What about defining a custom WrapAlgorithm in textwrap::wrap_algorithms - Rust that honours paragraph boundaries?

The job of the wrap algorithm is to turn a slice of words into wrapped lines. This is done via wrap.

Under the hood, wrap will call wrap_first_fit (the greedy algorithm) or wrap_optimal_fit. These functions operate on "fragments". A fragment is a block of something which has a width plus some whitespace.

We probably need a custom wrap algorithm (WrapAlgorithm) for other unsoundness anyway: e.g. we do not want wrap in the middle of URLs and eventually not even after - in the middle of the word.

It's the job of other functions to prepare these fragments — and these other functions decide if - should split words or not. Concretely, the WordSplitter enum implements a few different ways to split a word into, well, smaller words. The code there works on words represented by an actual &str.

getreu commented 2 years ago

Another workaround

  1. Select text
  2. Type | (pipe)
  3. fmt, [Enter]
getreu commented 2 years ago

What about defining a custom WrapAlgorithm in textwrap::wrap_algorithms - Rust that honours paragraph boundaries?

The job of the wrap algorithm is to turn a slice of words into wrapped lines. This is done via wrap.

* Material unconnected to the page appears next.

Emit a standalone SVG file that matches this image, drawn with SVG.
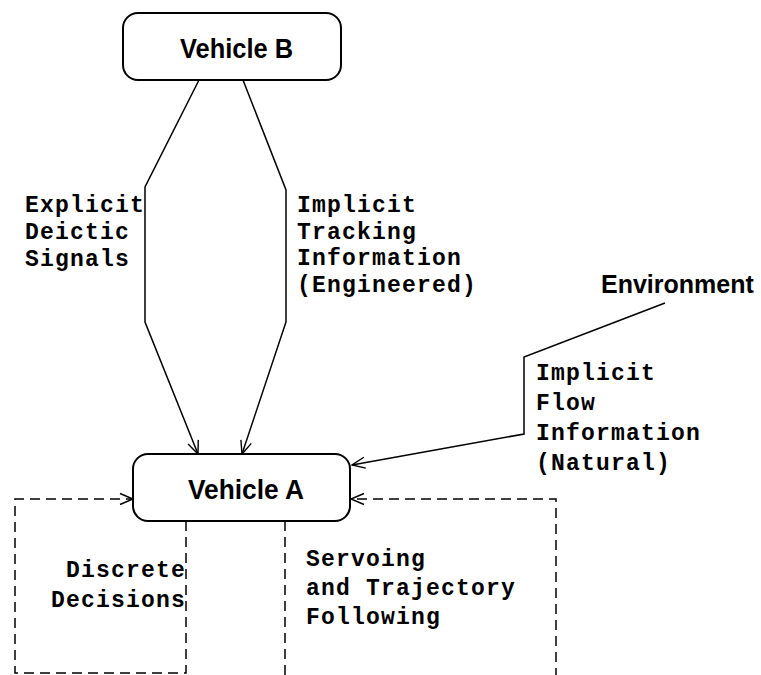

Under the hood, wrap will call wrap_first_fit (the greedy algorithm) or wrap_optimal_fit. These functions operate on "fragments". A fragment is a block of something which has a width plus some whitespace.

We probably need a custom wrap algorithm (WrapAlgorithm) for other unsoundness anyway: e.g. we do not want wrap in the middle of URLs and eventually not even after - in the middle of the word.

It's the job of other functions to prepare these fragments — and these other functions decide if - should split words or not. Concretely, the WordSplitter enum implements a few different ways to split a word into, well, smaller words. The code there works on words represented by an actual &str.

Well, your explanation confirms, that textwrap - Rust is highly customisable?

mgeisler commented 2 years ago

Well, your explanation confirms, that textwrap - Rust is highly customisable?

Yes, I would say so :-) The most elaborate example of this is the WebAssembly demo, where I could put in toggles for all the options: https://mgeisler.github.io/textwrap. It also shows how Textwrap can wrap non-console text (it uses f64 internally now for it's width computations).

I wrote up a blurb of text about it in #136 in a reply to @cessen. I'm sorry for ending up with a discussion split across issues like this.